Nasıl bir çocuktunuz?
– Haşarı bir çocuktum. Derslerim iyiydi. Kimse bana ders çalış demedi bir tek gün bile. Aşırı anne sevgisi görmedim. Buna mukabil babamdan çok yakınlık, sevgi gördüm. Evin kurallarını annem koymuş. Yemek en küçükten başlanır. En sonra annem kendisine koyardı. Babamın annesi Ziya Gökalp‘in en küçük kız kardeşi. Babam iyi mekteplerde okumuş. İçişleri Bakanlığına intisap etmiş, valiliğe kadar yükseldi, ama bütün serveti köyden.
Galatasara Lisesi’ne kabul edilmemişsiniz…

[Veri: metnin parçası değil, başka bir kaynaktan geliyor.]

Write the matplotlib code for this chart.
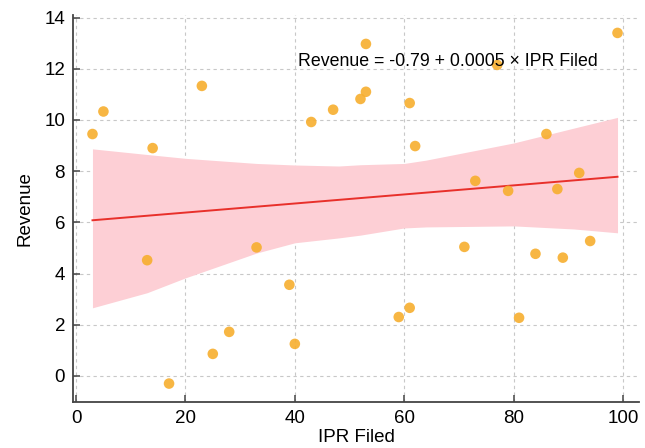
import matplotlib.pyplot as plt

plt.rcParams['font.family'] = ['Liberation Sans', 'DejaVu Sans']

# IPR filed vs revenue
ipr = [3, 5, 13, 14, 17, 23, 25, 28, 33, 39, 40, 43, 47, 52, 53, 53,
       59, 61, 61, 62, 71, 73, 77, 79, 81, 84, 86, 88, 89, 92, 94, 99]
revenue = [9.45, 10.33, 4.52, 8.9, -0.3, 11.33, 0.86, 1.72, 5.02, 3.56, 1.25, 9.92, 10.4, 10.82, 11.1, 12.97,
           2.3, 2.66, 10.66, 8.98, 5.04, 7.62, 12.15, 7.23, 2.27, 4.77, 9.45, 7.3, 4.62, 7.93, 5.27, 13.4]

# fitted line and confidence band edges
fit_x = [3, 99]
fit_y = [6.08, 7.78]
band_x = [3, 13, 20, 33, 40, 48, 52, 60, 64, 80, 91, 99]
band_hi = [8.87, 8.65, 8.5, 8.3, 8.24, 8.2, 8.25, 8.3, 8.43, 9.1, 9.68, 10.1]
band_lo = [2.66, 3.25, 3.83, 4.8, 5.2, 5.39, 5.5, 5.78, 5.82, 5.86, 5.74, 5.59]

fig = plt.figure(figsize=(6.45, 4.48), dpi=100)
ax = fig.add_axes([0.1137, 0.1027, 0.8776, 0.8638])

ax.fill_between(band_x, band_lo, band_hi, color='#FDCFD5', linewidth=0, zorder=1)
ax.plot(fit_x, fit_y, color='#E8302A', linewidth=1.4, zorder=2)
ax.scatter(ipr, revenue, s=58, color='#F7AE2E', alpha=0.9, edgecolors='none', zorder=3)

ax.text(40.6, 12.27, 'Revenue = -0.79 + 0.0005 × IPR Filed', fontsize=12.8,
        va='center', ha='left', zorder=5)

ax.set_xlim(-0.5, 103)
ax.set_ylim(-1.02, 14.1)
ax.set_xticks([0, 20, 40, 60, 80, 100])
ax.set_yticks([0, 2, 4, 6, 8, 10, 12, 14])

ax.set_xlabel('IPR Filed', fontsize=13.5, labelpad=1)
ax.set_ylabel('Revenue', fontsize=13.5, labelpad=8)

for side in ['top', 'right']:
    ax.spines[side].set_visible(False)
for side in ['left', 'bottom']:
    ax.spines[side].set_color('#444444')
    ax.spines[side].set_linewidth(1.3)

ax.tick_params(direction='in', length=5, width=1.1, color='#444444', labelsize=13.5, pad=6)
ax.grid(True, linestyle=(0, (3, 3)), color='#C8C8C8', linewidth=0.8)
ax.set_axisbelow(True)

fig.savefig('out.png', dpi=100)
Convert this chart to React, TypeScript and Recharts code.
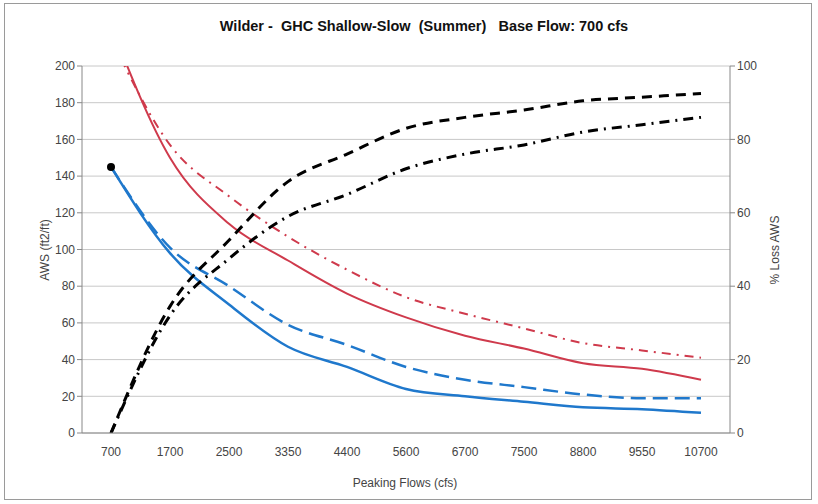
import { CartesianGrid, Line, LineChart, XAxis, YAxis } from "recharts";

const flows = ["700", "1700", "2500", "3350", "4400", "5600", "6700", "7500", "8800", "9550", "10700"];
const redSolid = [222, 150, 114, 94, 76, 63, 53, 46, 38, 35, 29];
const redDashDot = [215, 157, 129, 107, 89, 74, 65, 57, 49, 45, 41];
const blueSolid = [145, 98, 70, 47, 36, 24, 20, 17, 14, 13, 11];
const blueDashed = [145, 101, 80, 59, 48, 36, 29, 25, 21, 19, 19];
const lossDashed = [0, 34.5, 52.5, 68.5, 76, 83, 86, 88, 90.5, 91.5, 92.5];
const lossDashDot = [0, 32, 47.5, 59, 65, 72, 76, 78.5, 82, 84, 86];
const leftTicks = [0, 20, 40, 60, 80, 100, 120, 140, 160, 180, 200];
const rightTicks = [0, 20, 40, 60, 80, 100];

const data = flows.map((f, i) => ({
  flow: f,
  redSolid: redSolid[i],
  redDashDot: redDashDot[i],
  blueSolid: blueSolid[i],
  blueDashed: blueDashed[i],
  lossDashed: lossDashed[i],
  lossDashDot: lossDashDot[i],
}));

const RED = "#cf3a4c";
const BLUE = "#1f78cc";
const FONT = "'Liberation Sans', Arial, sans-serif";
const tick = { fontSize: 12, fill: "#444", fontFamily: FONT };

function FirstDot(props: any) {
  const { cx, cy, index } = props;
  if (index !== 0) return <g key={"d" + index} />;
  return <circle key={"d" + index} cx={cx} cy={cy} r={4} fill="#000" stroke="none" />;
}

export default function App() {
  return (
    <div style={{ position: "absolute", left: 0, top: 0, width: 818, height: 504, background: "#fff", fontFamily: FONT }}>
      <div style={{ position: "absolute", left: 4, top: 3, width: 806, height: 495, border: "1px solid #9a9a9a" }} />
      <div style={{ position: "absolute", left: 0, width: 848, top: 18, textAlign: "center", fontSize: 14.5, fontWeight: "bold", color: "#111", whiteSpace: "pre" }}>
        {"Wilder -  GHC Shallow-Slow  (Summer)   Base Flow: 700 cfs"}
      </div>
      <div style={{ position: "absolute", left: 45, top: 250, transform: "translate(-50%, -50%) rotate(-90deg)", fontSize: 12, color: "#444", whiteSpace: "nowrap" }}>
        AWS (ft2/ft)
      </div>
      <div style={{ position: "absolute", left: 775, top: 250, transform: "translate(-50%, -50%) rotate(-90deg)", fontSize: 12, color: "#444", whiteSpace: "nowrap" }}>
        % Loss AWS
      </div>
      <div style={{ position: "absolute", left: 405, top: 483, transform: "translate(-50%, -50%)", fontSize: 12, color: "#444", whiteSpace: "nowrap" }}>
        Peaking Flows (cfs)
      </div>
      <div style={{ position: "absolute", left: 0, top: 0 }}>
        <LineChart width={818} height={504} data={data} margin={{ top: 66, right: 48, left: 42, bottom: 41 }}>
          <CartesianGrid yAxisId="left" horizontal vertical={false} stroke="#c8c8c8" strokeWidth={1} />
          <XAxis
            dataKey="flow"
            padding={{ left: 29, right: 29 }}
            tick={tick}
            tickLine={false}
            axisLine={{ stroke: "#888" }}
            height={30}
            interval={0}
            tickMargin={8}
          />
          <YAxis
            yAxisId="left"
            domain={[0, 200]}
            ticks={leftTicks}
            allowDataOverflow
            width={40}
            tick={tick}
            tickLine={{ stroke: "#888" }}
            tickSize={5}
            axisLine={{ stroke: "#888" }}
            interval={0}
          />
          <YAxis
            yAxisId="right"
            orientation="right"
            domain={[0, 100]}
            ticks={rightTicks}
            allowDataOverflow
            width={40}
            tick={tick}
            tickLine={{ stroke: "#888" }}
            tickSize={5}
            axisLine={{ stroke: "#888" }}
            interval={0}
          />
          <Line yAxisId="left" type="monotone" dataKey="redDashDot" stroke={RED} strokeWidth={2} strokeDasharray="9 6 2 6" dot={false} isAnimationActive={false} />
          <Line yAxisId="left" type="monotone" dataKey="redSolid" stroke={RED} strokeWidth={2} dot={false} isAnimationActive={false} />
          <Line yAxisId="left" type="monotone" dataKey="blueDashed" stroke={BLUE} strokeWidth={2.5} strokeDasharray="15 7" dot={false} isAnimationActive={false} />
          <Line yAxisId="left" type="monotone" dataKey="blueSolid" stroke={BLUE} strokeWidth={2.5} dot={FirstDot} isAnimationActive={false} />
          <Line yAxisId="right" type="monotone" dataKey="lossDashed" stroke="#000" strokeWidth={3} strokeDasharray="10 7" dot={false} isAnimationActive={false} />
          <Line yAxisId="right" type="monotone" dataKey="lossDashDot" stroke="#000" strokeWidth={3} strokeDasharray="10 6 2 6" dot={false} isAnimationActive={false} />
        </LineChart>
      </div>
    </div>
  );
}
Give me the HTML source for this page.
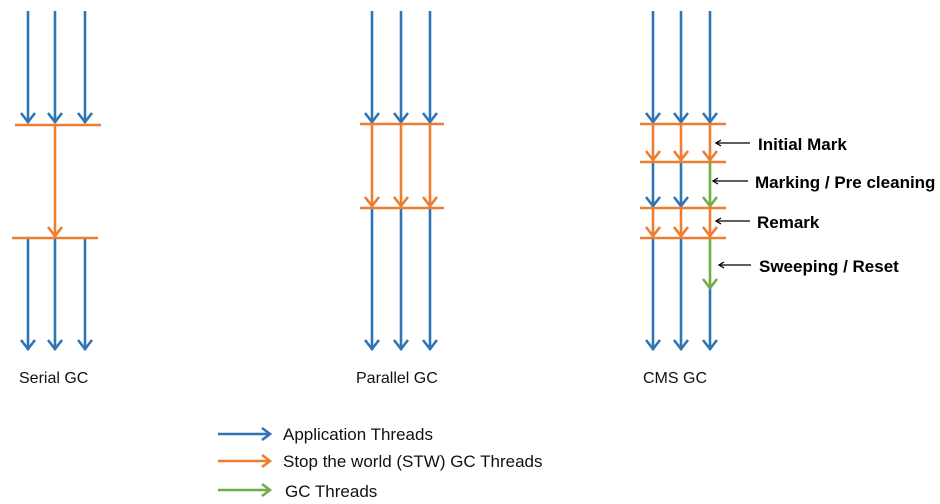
<!DOCTYPE html>
<html><head><meta charset="utf-8"><style>
html,body{margin:0;padding:0;background:#fff;}
svg{display:block;}
text{font-family:"Liberation Sans",sans-serif;}
</style></head><body>
<svg width="940" height="504" viewBox="0 0 940 504" xmlns="http://www.w3.org/2000/svg">
<g fill="none" stroke-width="2.6" stroke-linecap="butt">
<!-- Serial -->
<g stroke="#2E75B6">
<line x1="28" y1="11" x2="28" y2="123"/><line x1="55" y1="11" x2="55" y2="123"/><line x1="85" y1="11" x2="85" y2="123"/>
<polyline points="21,113 28,122 35,113"/><polyline points="48,113 55,122 62,113"/><polyline points="78,113 85,122 92,113"/>
<line x1="28" y1="239" x2="28" y2="350"/><line x1="55" y1="239" x2="55" y2="350"/><line x1="85" y1="239" x2="85" y2="350"/>
<polyline points="21,340 28,349 35,340"/><polyline points="48,340 55,349 62,340"/><polyline points="78,340 85,349 92,340"/>
</g>
<g stroke="#ED7D31">
<line x1="15" y1="125" x2="101" y2="125"/><line x1="12" y1="238" x2="98" y2="238"/>
<line x1="55" y1="125" x2="55" y2="237"/><polyline points="48,227 55,236 62,227"/>
</g>
<!-- Parallel -->
<g stroke="#2E75B6">
<line x1="372" y1="11" x2="372" y2="123"/><line x1="401" y1="11" x2="401" y2="123"/><line x1="430" y1="11" x2="430" y2="123"/>
<polyline points="365,113 372,122 379,113"/><polyline points="394,113 401,122 408,113"/><polyline points="423,113 430,122 437,113"/>
<line x1="372" y1="209" x2="372" y2="350"/><line x1="401" y1="209" x2="401" y2="350"/><line x1="430" y1="209" x2="430" y2="350"/>
<polyline points="365,340 372,349 379,340"/><polyline points="394,340 401,349 408,340"/><polyline points="423,340 430,349 437,340"/>
</g>
<g stroke="#ED7D31">
<line x1="360" y1="124" x2="444" y2="124"/><line x1="360" y1="208" x2="444" y2="208"/>
<line x1="372" y1="124" x2="372" y2="207"/><line x1="401" y1="124" x2="401" y2="207"/><line x1="430" y1="124" x2="430" y2="207"/>
<polyline points="365,197 372,206 379,197"/><polyline points="394,197 401,206 408,197"/><polyline points="423,197 430,206 437,197"/>
</g>
<!-- CMS -->
<g stroke="#2E75B6">
<line x1="653" y1="11" x2="653" y2="123"/><line x1="681" y1="11" x2="681" y2="123"/><line x1="710" y1="11" x2="710" y2="123"/>
<polyline points="646,113 653,122 660,113"/><polyline points="674,113 681,122 688,113"/><polyline points="703,113 710,122 717,113"/>
<line x1="653" y1="163" x2="653" y2="207"/><line x1="681" y1="163" x2="681" y2="207"/>
<polyline points="646,197 653,206 660,197"/><polyline points="674,197 681,206 688,197"/>
<line x1="653" y1="239" x2="653" y2="350"/><line x1="681" y1="239" x2="681" y2="350"/><line x1="710" y1="288" x2="710" y2="350"/>
<polyline points="646,340 653,349 660,340"/><polyline points="674,340 681,349 688,340"/><polyline points="703,340 710,349 717,340"/>
</g>
<g stroke="#70AD47">
<line x1="710" y1="163" x2="710" y2="207"/><polyline points="703,197 710,206 717,197"/>
<line x1="710" y1="239" x2="710" y2="289"/><polyline points="703,279 710,288 717,279"/>
</g>
<g stroke="#ED7D31">
<line x1="640" y1="124" x2="726" y2="124"/><line x1="640" y1="162" x2="726" y2="162"/>
<line x1="640" y1="208" x2="726" y2="208"/><line x1="640" y1="238" x2="726" y2="238"/>
<line x1="653" y1="124" x2="653" y2="161"/><line x1="681" y1="124" x2="681" y2="161"/><line x1="710" y1="124" x2="710" y2="161"/>
<polyline points="646,151 653,160 660,151"/><polyline points="674,151 681,160 688,151"/><polyline points="703,151 710,160 717,151"/>
<line x1="653" y1="208" x2="653" y2="237"/><line x1="681" y1="208" x2="681" y2="237"/><line x1="710" y1="208" x2="710" y2="237"/>
<polyline points="646,227 653,236 660,227"/><polyline points="674,227 681,236 688,227"/><polyline points="703,227 710,236 717,227"/>
</g>
<!-- label pointers -->
<g stroke="#000" stroke-width="1.3">
<line x1="716" y1="143" x2="750" y2="143"/><polyline points="721,140 716,143 721,146"/>
<line x1="713" y1="181" x2="748" y2="181"/><polyline points="718,178 713,181 718,184"/>
<line x1="716" y1="221" x2="750" y2="221"/><polyline points="721,218 716,221 721,224"/>
<line x1="719" y1="265" x2="751" y2="265"/><polyline points="724,262 719,265 724,268"/>
</g>
<!-- legend arrows -->
<g stroke-width="2.6">
<line x1="218" y1="434" x2="270" y2="434" stroke="#2E75B6"/><polyline points="262,428 270,434 262,440" stroke="#2E75B6"/>
<line x1="218" y1="461" x2="270" y2="461" stroke="#ED7D31"/><polyline points="262,455 270,461 262,467" stroke="#ED7D31"/>
<line x1="218" y1="490" x2="270" y2="490" stroke="#70AD47"/><polyline points="262,484 270,490 262,496" stroke="#70AD47"/>
</g>
</g>
<g font-size="17" font-weight="bold" fill="#000">
<text x="758" y="150">Initial Mark</text>
<text x="755" y="188">Marking / Pre cleaning</text>
<text x="757" y="228">Remark</text>
<text x="759" y="272">Sweeping / Reset</text>
</g>
<g font-size="16" fill="#111">
<text x="19" y="383">Serial GC</text>
<text x="356" y="383">Parallel GC</text>
<text x="643" y="383">CMS GC</text>
</g>
<g font-size="17" fill="#111">
<text x="283" y="440">Application Threads</text>
<text x="283" y="467">Stop the world (STW) GC Threads</text>
<text x="285" y="497">GC Threads</text>
</g>
</svg>
</body></html>
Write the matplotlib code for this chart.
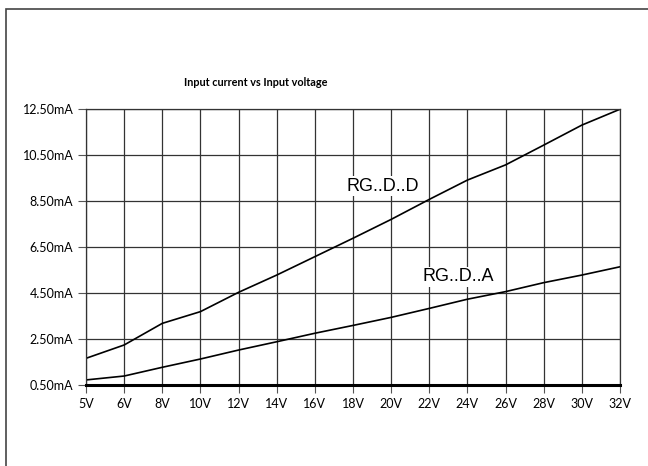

– Parasız yatılı imtihanında abim Galatasaray Lisesi’ni kazandı. Kendisinden 3 yıl sonra ben aynı sınava girdim. Abim 17. kazanmıştı, ben birinci olarak kazandım. Okul, “Parasız yatılıda iki kardeş aynı okulda okuyamaz” dedi, Galatasaray’a almadı. Beni Pertevniyal’e verdiler. Bunu iftihar olarak söylemiyorum, ama sınıfın en iyisiydim.
Başarı ödülünüz, cezanız oldu
– İmtihanlarda en iyi dereceyi tutturduğum için babam bana bir ev aldı. Annem bundan çok rahatsız oldu diğer kardeşlerin arasında ayrımcılık yaratıyor diye. Herkes bayramda el öper, öpüşürdü falan. Annem bana el öptürmezdi, laf olsun diye başımı tutar, alnımdan öperdi.
Romanlarınızda annenizi yazdınız mı?
– Annem çok güzel bir kadındı, bakmalara kıyamazdınız. “Yorgun Mayıs Kısrakları”ndaki Nevber Hanım, tiplemesinde annemi anlatırım.
Yeni kitap yazıyor musunuz?
– Yazdım, bitirdim, dinlenmeye terk ettim. “Kısa Kollu Ahtapot” ismi. Polisiye roman yazdım. Bir cinayetin felsefesi.
Neden dinlendiriyorsunuz?
– Romanı yazarım, bilgisayara atarım, 6 ay bekler. Öylelikle kendi yazdığım romanın ilk okuyucusu olarak okumaya başlarım. Sonra ilk eşim Altan Hanım’a iki kırmızı kalemle veririm. Sonrasında yeni baştan tashihlerimi de yaparım, bittikten sonra Altan Hanım’a okuması için veririm.
Altan Hanım’ın Türkçe’sine çok güveniyorsunuz…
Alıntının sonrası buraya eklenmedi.